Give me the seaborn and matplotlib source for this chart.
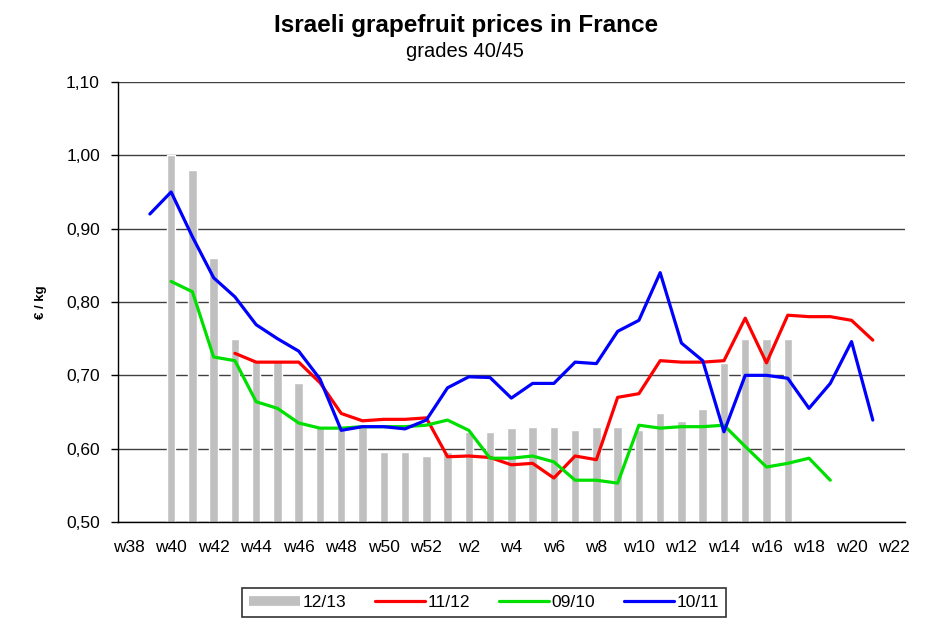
import numpy as np
import pandas as pd
import matplotlib.pyplot as plt
import seaborn as sns
from matplotlib.lines import Line2D
from matplotlib.ticker import FixedLocator

nan = np.nan

weeks = [f"w{i}" for i in range(38, 53)] + [f"w{i}" for i in range(1, 23)]

# 12/13 season (bars), w38 .. w22
price_1213 = [nan, nan, 1.00, 0.98, 0.86, 0.75, 0.72, 0.72, 0.69, 0.63, 0.63, 0.63,
              0.595, 0.595, 0.59,
              0.595, 0.623, 0.623, 0.628, 0.63, 0.63, 0.625, 0.63, 0.63, 0.625,
              0.648, 0.638, 0.654, 0.717, 0.75, 0.75, 0.75,
              nan, nan, nan, nan, nan]

price_1112 = [nan, nan, nan, nan, nan, 0.73, 0.718, 0.718, 0.718, 0.69, 0.648, 0.638,
              0.64, 0.64, 0.642,
              0.589, 0.59, 0.588, 0.578, 0.58, 0.56, 0.59, 0.585, 0.67, 0.675,
              0.72, 0.718, 0.718, 0.72, 0.778, 0.717, 0.782,
              0.78, 0.78, 0.775, 0.748, nan]

price_0910 = [nan, nan, 0.828, 0.814, 0.725, 0.72, 0.664, 0.655, 0.635, 0.628, 0.628, 0.63,
              0.63, 0.63, 0.632,
              0.639, 0.625, 0.587, 0.587, 0.59, 0.582, 0.557, 0.557, 0.553, 0.632,
              0.628, 0.63, 0.63, 0.632, 0.603, 0.575, 0.58,
              0.587, 0.557, nan, nan, nan]

price_1011 = [nan, 0.92, 0.95, 0.889, 0.833, 0.807, 0.769, 0.75, 0.733, 0.695, 0.625, 0.63,
              0.63, 0.627, 0.639,
              0.683, 0.698, 0.697, 0.669, 0.689, 0.689, 0.718, 0.716, 0.76, 0.775,
              0.84, 0.744, 0.72, 0.623, 0.70, 0.70, 0.696,
              0.655, 0.689, 0.746, 0.639, nan]

sns.set_style("white")
plt.rcParams['font.family'] = ['Liberation Sans', 'DejaVu Sans']
plt.rcParams['text.color'] = 'black'
plt.rcParams['axes.labelcolor'] = 'black'
plt.rcParams['xtick.color'] = 'black'
plt.rcParams['ytick.color'] = 'black'

fig = plt.figure(figsize=(9.26, 6.23), dpi=100)
ax = fig.add_axes([0.1274, 0.1621, 0.8496, 0.7063])

pos = np.arange(len(weeks))
sns.barplot(x=pos, y=price_1213, order=pos, color="#c0c0c0", width=0.4,
            saturation=1, ax=ax, zorder=2)

lines = [("11/12", price_1112, "#ff0000"),
         ("09/10", price_0910, "#00e000"),
         ("10/11", price_1011, "#0000ff")]
for name, vals, col in lines:
    df = pd.DataFrame({"pos": pos, "price": vals}).dropna()
    sns.lineplot(data=df, x="pos", y="price", color=col, linewidth=2.3,
                 ax=ax, zorder=3, solid_joinstyle="round", solid_capstyle="round")

ax.set_xlim(-0.5, len(weeks) - 0.5)
ax.set_ylim(0.5, 1.1)
yt = np.round(np.arange(0.5, 1.101, 0.1), 2)
ax.set_yticks(yt)
ax.set_yticklabels([f"{v:.2f}".replace(".", ",") for v in yt], fontsize=12.5)
ax.yaxis.grid(True, color="#404040", linewidth=1)
ax.set_axisbelow(True)

ax.set_xticks(pos[::2])
ax.set_xticklabels(weeks[::2], fontsize=12.5)
ax.xaxis.set_minor_locator(FixedLocator(np.arange(-0.5, len(weeks), 1)))
ax.tick_params(axis="x", which="major", length=0, pad=13)
ax.tick_params(axis="x", which="minor", length=5, width=1, color="black", direction="out")
ax.tick_params(axis="y", length=5, width=1, color="black", direction="out", left=True, pad=8)

for s in ["top", "right"]:
    ax.spines[s].set_visible(False)
for s in ["left", "bottom"]:
    ax.spines[s].set_color("black")
    ax.spines[s].set_linewidth(1)

ax.set_xlabel("")
ax.set_ylabel("€ / kg", fontsize=9.5, fontweight="bold", labelpad=14)

fig.text(0.503, 0.949, "Israeli grapefruit prices in France", ha="center", va="baseline",
         fontsize=17.5, fontweight="bold")
fig.text(0.502, 0.908, "grades 40/45", ha="center", va="baseline", fontsize=14.5)

handles = [Line2D([], [], color="#c0c0c0", linewidth=7, solid_capstyle="butt"),
           Line2D([], [], color="#ff0000", linewidth=2.3),
           Line2D([], [], color="#00e000", linewidth=2.3),
           Line2D([], [], color="#0000ff", linewidth=2.3)]
leg = fig.legend(handles, ["12/13", "11/12", "09/10", "10/11"], loc="center",
                 bbox_to_anchor=(0.523, 0.033), ncol=4, fontsize=12.5, frameon=True,
                 fancybox=False, edgecolor="black", handlelength=2.9, handletextpad=0.15,
                 columnspacing=1.65, borderpad=0.4, borderaxespad=0)
leg.get_frame().set_linewidth(1.2)

fig.savefig("out.png", dpi=100)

Instructions for the task — Restate exactly, please, only the lines between the start of the data and the line containing "nan, nan, nan, nan, nan]", both ends included, skipping the pictures.

Exercise answer —
Give me the seaborn and matplotlib source for this chart.
import numpy as np
import pandas as pd
import matplotlib.pyplot as plt
import seaborn as sns
from matplotlib.lines import Line2D
from matplotlib.ticker import FixedLocator

nan = np.nan

weeks = [f"w{i}" for i in range(38, 53)] + [f"w{i}" for i in range(1, 23)]

# 12/13 season (bars), w38 .. w22
price_1213 = [nan, nan, 1.00, 0.98, 0.86, 0.75, 0.72, 0.72, 0.69, 0.63, 0.63, 0.63,
              0.595, 0.595, 0.59,
              0.595, 0.623, 0.623, 0.628, 0.63, 0.63, 0.625, 0.63, 0.63, 0.625,
              0.648, 0.638, 0.654, 0.717, 0.75, 0.75, 0.75,
              nan, nan, nan, nan, nan]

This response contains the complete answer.